A highly apprehensive crowd of speculators put the pedal to yellow metal and pushed it hard overnight making for fresh records (it is now more costly than platinum!) and bolstering the value of the Swiss franc to new heights as well. Following the 634-point rout in the Dow, the “waterfall” plunge in the S&P 500 over the past week, and the entry of the FTSE into official bear territory, one can appreciate the sheer panic that has taken a hold of the global investment psyche. Some have speculated that the markets might have been “better off” if the U.S. had actually failed to raise its debt limit one week ago.
Gold’s ascent to levels as high as the $1,780 mark overnight has taken various normal metrics (charts, profit-taking, corrections, fundamentals, consolidation, etc.) out of the present discussion and has even begun to worry the bulls who had expected such values. The logic is that retreats – when they come – from such levels are generally anything but orderly events. Others, while acknowledging that gold could represent a form of insurance against equity market storms caution that purchasing such insurance after the financial house has already been consumed by flames might not be the wisest course of action.
To fathom that extreme volatility awaits these markets in the hours and days ahead is to do the obvious; the question will likely become to what extent people’s expectations of what constitutes “extreme” might be surpassed by the way the markets might come to act. In the classic sense of the expression, “all bets are off” might be the new “normal” in coming trading sessions. As CPM Group’s analysts put it overnight, this could be the “storm before the calm.” And that “calm” may not be all that tranquil, either.
With but a few hours to go prior to the Fed’s meeting, the markets opened with the same level of nervousness that has shaped the past week of action. Only a modicum of pre-opening stability was noted in Dow futures and in crude oil. The latter was able to reclaim the $80 level as the US dollar gave up some additional ground on the trade-weighted index (down 0.38 to 74.46 at last check). With the notable exception of silver, which continues to offer worrying signs of a disconnect, the metals complex opened higher in New York this morning.
Spot gold gained $26 to start the day off at $1,743 per ounce; nearly $40 under the overnight record it established as waves of fear swept through global markets.
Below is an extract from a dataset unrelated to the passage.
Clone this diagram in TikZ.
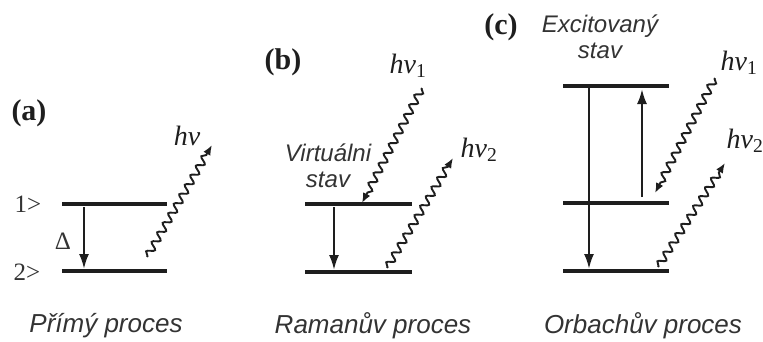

To now expect $100+ moves on an intra-day basis might not be out of line considering how matters have shaped up. However moves of a larger order of magnitude ought not to be discounted, either. When one loses the tethers of gravity, all outcomes are possible. Gold has not only lost said tethers; it has gone parabolic. Visit market history for a primer on how parabolas come to conclude.
Silver fell by one dollar and one penny in New York this morning; it opened at $38.02 per ounce. Questions as to why the white metal is not exhibiting $60 or $75 price prints continue to nag the silver bulls but given the potential sag in demand for the industrial metal that an economic dip might engender, such questions do have at least partial (and logical) answers.
Platinum and palladium recovered some of the value ground they have lost in recent trading sessions but given the magnitude of certain previous moves, even their double-digit (in the teens) comebacks this morning were deemed as relatively tepid. The former climbed $15 to open at $1,728.00 the ounce while the latter added $14 to start Tuesday’s session at $728.00 per ounce. Rhodium remained lower with a bid-side quote at $1,825.00 following a fairly sizeable loss on Monday.